### Your task
Please transcribe the data below exactly. Leave the pictures out.

▼▼▼

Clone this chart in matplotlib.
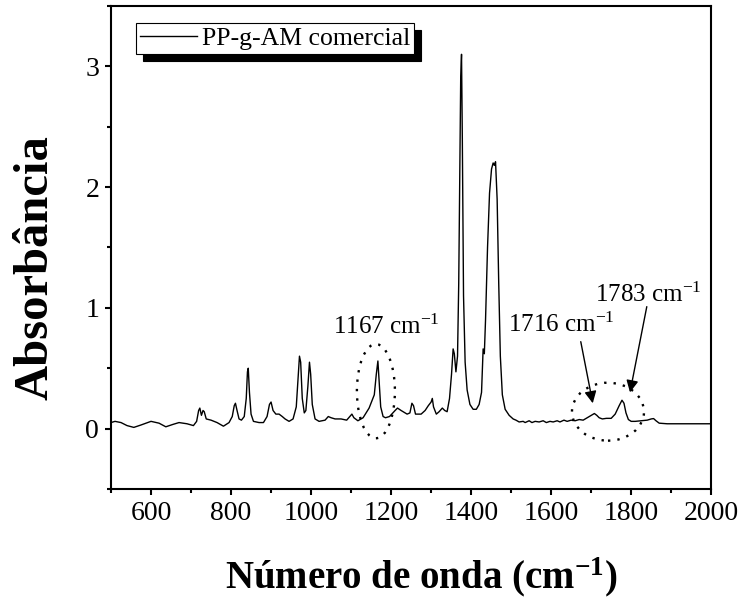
import numpy as np
import matplotlib
matplotlib.use("Agg")
import matplotlib.pyplot as plt
from matplotlib.patches import Ellipse

plt.rcParams['font.family'] = ['Liberation Serif', 'DejaVu Serif']
plt.rcParams['mathtext.fontset'] = 'custom'
plt.rcParams['mathtext.rm'] = 'Liberation Serif'
plt.rcParams['mathtext.it'] = 'Liberation Serif:italic'
plt.rcParams['mathtext.bf'] = 'Liberation Serif:bold'

# spectrum (wavenumber cm-1, absorbance)
wavenumber = [
    500, 510, 525, 540, 557, 575, 600, 620, 637, 655, 670, 690, 706, 714, 719,
    722, 726, 730, 733, 738, 750, 765, 781, 795, 803, 808, 811, 815, 820, 826,
    833, 838, 841, 843, 846, 850, 856, 870, 881, 890, 896, 900, 905, 912, 920,
    928, 935, 945, 955, 963, 968, 971, 974, 978, 983, 987, 992, 996, 999, 1003,
    1010, 1020, 1035, 1043, 1050, 1060, 1075, 1089, 1097, 1102, 1107, 1117,
    1130, 1145, 1152, 1158, 1163, 1167, 1170, 1174, 1180, 1186, 1196, 1210,
    1216, 1225, 1240, 1247, 1252, 1256, 1261, 1275, 1285, 1293, 1300, 1303,
    1306, 1313, 1320, 1328, 1334, 1340, 1346, 1351, 1355, 1358, 1362, 1366,
    1369, 1372, 1374, 1376, 1378, 1381, 1385, 1390, 1397, 1405, 1413, 1420,
    1426, 1430, 1433, 1436, 1441, 1446, 1451, 1455, 1458, 1461, 1465, 1469,
    1473, 1478, 1485, 1495, 1505, 1512, 1520, 1530, 1535, 1545, 1552, 1560,
    1570, 1580, 1588, 1597, 1605, 1615, 1622, 1632, 1640, 1650, 1660, 1670,
    1680, 1690, 1700, 1708, 1714, 1720, 1728, 1738, 1750, 1760, 1770, 1777,
    1782, 1787, 1793, 1800, 1810, 1825, 1840, 1850, 1856, 1862, 1870, 1890,
    1920, 1960, 2000,
]
absorbance = [
    0.05, 0.06, 0.05, 0.025, 0.01, 0.03, 0.06, 0.045, 0.015, 0.035, 0.05, 0.04,
    0.025, 0.06, 0.15, 0.17, 0.11, 0.15, 0.14, 0.08, 0.07, 0.05, 0.02, 0.05,
    0.10, 0.19, 0.21, 0.15, 0.08, 0.07, 0.10, 0.25, 0.47, 0.50, 0.30, 0.12,
    0.06, 0.05, 0.05, 0.10, 0.20, 0.22, 0.15, 0.12, 0.12, 0.10, 0.08, 0.06,
    0.08, 0.18, 0.45, 0.60, 0.55, 0.25, 0.13, 0.15, 0.35, 0.55, 0.45, 0.20,
    0.08, 0.06, 0.07, 0.10, 0.09, 0.08, 0.08, 0.07, 0.10, 0.12, 0.09, 0.065,
    0.09, 0.17, 0.23, 0.28, 0.45, 0.56, 0.40, 0.18, 0.10, 0.09, 0.10, 0.15,
    0.17, 0.15, 0.12, 0.13, 0.21, 0.19, 0.12, 0.12, 0.15, 0.19, 0.22, 0.25,
    0.18, 0.12, 0.14, 0.17, 0.15, 0.14, 0.25, 0.45, 0.66, 0.62, 0.47, 0.60,
    1.20, 2.20, 2.92, 3.10, 2.40, 1.10, 0.55, 0.32, 0.20, 0.16, 0.16, 0.20,
    0.30, 0.66, 0.62, 0.90, 1.50, 1.95, 2.15, 2.20, 2.18, 2.21, 1.90, 1.20,
    0.60, 0.28, 0.16, 0.11, 0.08, 0.07, 0.055, 0.06, 0.05, 0.065, 0.05, 0.06,
    0.055, 0.065, 0.05, 0.06, 0.055, 0.065, 0.055, 0.07, 0.06, 0.07, 0.065,
    0.075, 0.07, 0.09, 0.11, 0.125, 0.11, 0.09, 0.08, 0.085, 0.085, 0.12,
    0.19, 0.235, 0.21, 0.13, 0.075, 0.06, 0.06, 0.065, 0.07, 0.08, 0.083,
    0.065, 0.045, 0.04, 0.04, 0.04, 0.04,
]

fig = plt.figure(figsize=(7.41, 6.01), dpi=100)
ax = fig.add_axes([0.1498, 0.1864, 0.81, 0.8036])

ax.plot(wavenumber, absorbance, color='black', lw=1.0, label='PP-g-AM comercial')

ax.set_xlim(500, 2000)
ax.set_ylim(-0.5, 3.5)
ax.set_xticks(np.arange(600, 2001, 200))
ax.set_xticks(np.arange(500, 2001, 100), minor=True)
ax.set_yticks([0, 1, 2, 3])
ax.set_yticks(np.arange(-0.5, 3.51, 0.5), minor=True)
ax.tick_params(which='both', direction='out', width=1.5, labelsize=20, pad=4)
ax.tick_params(which='major', length=4.5)
ax.tick_params(which='minor', length=3)
for s in ax.spines.values():
    s.set_linewidth(1.5)

# dotted ellipses round the bands
ax.add_patch(Ellipse((1162, 0.31), 95, 0.78, fill=False, ec='black', lw=1.7, ls=(0, (1, 3))))
ax.add_patch(Ellipse((1742, 0.14), 180, 0.48, fill=False, ec='black', lw=1.7, ls=(0, (1, 3))))

ax.text(1189, 0.78, r'1167 cm$^{-1}$', fontsize=18, ha='center', va='baseline')
ax.text(1625, 0.80, r'1716 cm$^{-1}$', fontsize=18, ha='center', va='baseline')
ax.text(1842, 1.05, r'1783 cm$^{-1}$', fontsize=18, ha='center', va='baseline')

arrow = dict(arrowstyle='-|>', color='black', lw=1.0, mutation_scale=18, shrinkA=0, shrinkB=0)
ax.annotate('', xy=(1704, 0.21), xytext=(1674, 0.72), arrowprops=arrow)
ax.annotate('', xy=(1797, 0.30), xytext=(1839, 1.01), arrowprops=arrow)

leg = ax.legend(loc='upper left', bbox_to_anchor=(0.042, 0.965), borderaxespad=0,
                fontsize=18.5, fancybox=False, frameon=True, framealpha=1,
                edgecolor='black', handlelength=2.2, handletextpad=0.2,
                borderpad=0.15,
                shadow={'color': 'black', 'alpha': 1, 'ox': 5, 'oy': -5})
leg.get_frame().set_linewidth(0.8)

fig.text(36 / 741, 1 - 268 / 601, 'Absorbância', rotation=90, fontsize=35,
         fontweight='bold', ha='center', va='center')
fig.text(421 / 741, 1 - 577 / 601, r'Número de onda (cm$^{\mathbf{-1}}$)', fontsize=28,
         fontweight='bold', ha='center', va='center')

fig.savefig('out.png', dpi=100)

▲▲▲

### Exercise output
Clone this chart in matplotlib.
import numpy as np
import matplotlib
matplotlib.use("Agg")
import matplotlib.pyplot as plt
from matplotlib.patches import Ellipse

plt.rcParams['font.family'] = ['Liberation Serif', 'DejaVu Serif']
plt.rcParams['mathtext.fontset'] = 'custom'
plt.rcParams['mathtext.rm'] = 'Liberation Serif'
plt.rcParams['mathtext.it'] = 'Liberation Serif:italic'
plt.rcParams['mathtext.bf'] = 'Liberation Serif:bold'

# spectrum (wavenumber cm-1, absorbance)
wavenumber = [
    500, 510, 525, 540, 557, 575, 600, 620, 637, 655, 670, 690, 706, 714, 719,
    722, 726, 730, 733, 738, 750, 765, 781, 795, 803, 808, 811, 815, 820, 826,
    833, 838, 841, 843, 846, 850, 856, 870, 881, 890, 896, 900, 905, 912, 920,
    928, 935, 945, 955, 963, 968, 971, 974, 978, 983, 987, 992, 996, 999, 1003,
    1010, 1020, 1035, 1043, 1050, 1060, 1075, 1089, 1097, 1102, 1107, 1117,
    1130, 1145, 1152, 1158, 1163, 1167, 1170, 1174, 1180, 1186, 1196, 1210,
    1216, 1225, 1240, 1247, 1252, 1256, 1261, 1275, 1285, 1293, 1300, 1303,
    1306, 1313, 1320, 1328, 1334, 1340, 1346, 1351, 1355, 1358, 1362, 1366,
    1369, 1372, 1374, 1376, 1378, 1381, 1385, 1390, 1397, 1405, 1413, 1420,
    1426, 1430, 1433, 1436, 1441, 1446, 1451, 1455, 1458, 1461, 1465, 1469,
    1473, 1478, 1485, 1495, 1505, 1512, 1520, 1530, 1535, 1545, 1552, 1560,
    1570, 1580, 1588, 1597, 1605, 1615, 1622, 1632, 1640, 1650, 1660, 1670,
    1680, 1690, 1700, 1708, 1714, 1720, 1728, 1738, 1750, 1760, 1770, 1777,
    1782, 1787, 1793, 1800, 1810, 1825, 1840, 1850, 1856, 1862, 1870, 1890,
    1920, 1960, 2000,
]
absorbance = [
    0.05, 0.06, 0.05, 0.025, 0.01, 0.03, 0.06, 0.045, 0.015, 0.035, 0.05, 0.04,
    0.025, 0.06, 0.15, 0.17, 0.11, 0.15, 0.14, 0.08, 0.07, 0.05, 0.02, 0.05,
    0.10, 0.19, 0.21, 0.15, 0.08, 0.07, 0.10, 0.25, 0.47, 0.50, 0.30, 0.12,
    0.06, 0.05, 0.05, 0.10, 0.20, 0.22, 0.15, 0.12, 0.12, 0.10, 0.08, 0.06,
    0.08, 0.18, 0.45, 0.60, 0.55, 0.25, 0.13, 0.15, 0.35, 0.55, 0.45, 0.20,
    0.08, 0.06, 0.07, 0.10, 0.09, 0.08, 0.08, 0.07, 0.10, 0.12, 0.09, 0.065,
    0.09, 0.17, 0.23, 0.28, 0.45, 0.56, 0.40, 0.18, 0.10, 0.09, 0.10, 0.15,
    0.17, 0.15, 0.12, 0.13, 0.21, 0.19, 0.12, 0.12, 0.15, 0.19, 0.22, 0.25,
    0.18, 0.12, 0.14, 0.17, 0.15, 0.14, 0.25, 0.45, 0.66, 0.62, 0.47, 0.60,
    1.20, 2.20, 2.92, 3.10, 2.40, 1.10, 0.55, 0.32, 0.20, 0.16, 0.16, 0.20,
    0.30, 0.66, 0.62, 0.90, 1.50, 1.95, 2.15, 2.20, 2.18, 2.21, 1.90, 1.20,
    0.60, 0.28, 0.16, 0.11, 0.08, 0.07, 0.055, 0.06, 0.05, 0.065, 0.05, 0.06,
    0.055, 0.065, 0.05, 0.06, 0.055, 0.065, 0.055, 0.07, 0.06, 0.07, 0.065,
    0.075, 0.07, 0.09, 0.11, 0.125, 0.11, 0.09, 0.08, 0.085, 0.085, 0.12,
    0.19, 0.235, 0.21, 0.13, 0.075, 0.06, 0.06, 0.065, 0.07, 0.08, 0.083,
    0.065, 0.045, 0.04, 0.04, 0.04, 0.04,
]

fig = plt.figure(figsize=(7.41, 6.01), dpi=100)
ax = fig.add_axes([0.1498, 0.1864, 0.81, 0.8036])

ax.plot(wavenumber, absorbance, color='black', lw=1.0, label='PP-g-AM comercial')

ax.set_xlim(500, 2000)
ax.set_ylim(-0.5, 3.5)
ax.set_xticks(np.arange(600, 2001, 200))
ax.set_xticks(np.arange(500, 2001, 100), minor=True)
ax.set_yticks([0, 1, 2, 3])
ax.set_yticks(np.arange(-0.5, 3.51, 0.5), minor=True)
ax.tick_params(which='both', direction='out', width=1.5, labelsize=20, pad=4)
ax.tick_params(which='major', length=4.5)
ax.tick_params(which='minor', length=3)
for s in ax.spines.values():
    s.set_linewidth(1.5)

# dotted ellipses round the bands
ax.add_patch(Ellipse((1162, 0.31), 95, 0.78, fill=False, ec='black', lw=1.7, ls=(0, (1, 3))))
ax.add_patch(Ellipse((1742, 0.14), 180, 0.48, fill=False, ec='black', lw=1.7, ls=(0, (1, 3))))

ax.text(1189, 0.78, r'1167 cm$^{-1}$', fontsize=18, ha='center', va='baseline')
ax.text(1625, 0.80, r'1716 cm$^{-1}$', fontsize=18, ha='center', va='baseline')
ax.text(1842, 1.05, r'1783 cm$^{-1}$', fontsize=18, ha='center', va='baseline')

arrow = dict(arrowstyle='-|>', color='black', lw=1.0, mutation_scale=18, shrinkA=0, shrinkB=0)
ax.annotate('', xy=(1704, 0.21), xytext=(1674, 0.72), arrowprops=arrow)
ax.annotate('', xy=(1797, 0.30), xytext=(1839, 1.01), arrowprops=arrow)

leg = ax.legend(loc='upper left', bbox_to_anchor=(0.042, 0.965), borderaxespad=0,
                fontsize=18.5, fancybox=False, frameon=True, framealpha=1,
                edgecolor='black', handlelength=2.2, handletextpad=0.2,
                borderpad=0.15,
                shadow={'color': 'black', 'alpha': 1, 'ox': 5, 'oy': -5})
leg.get_frame().set_linewidth(0.8)

fig.text(36 / 741, 1 - 268 / 601, 'Absorbância', rotation=90, fontsize=35,
         fontweight='bold', ha='center', va='center')
fig.text(421 / 741, 1 - 577 / 601, r'Número de onda (cm$^{\mathbf{-1}}$)', fontsize=28,
         fontweight='bold', ha='center', va='center')

fig.savefig('out.png', dpi=100)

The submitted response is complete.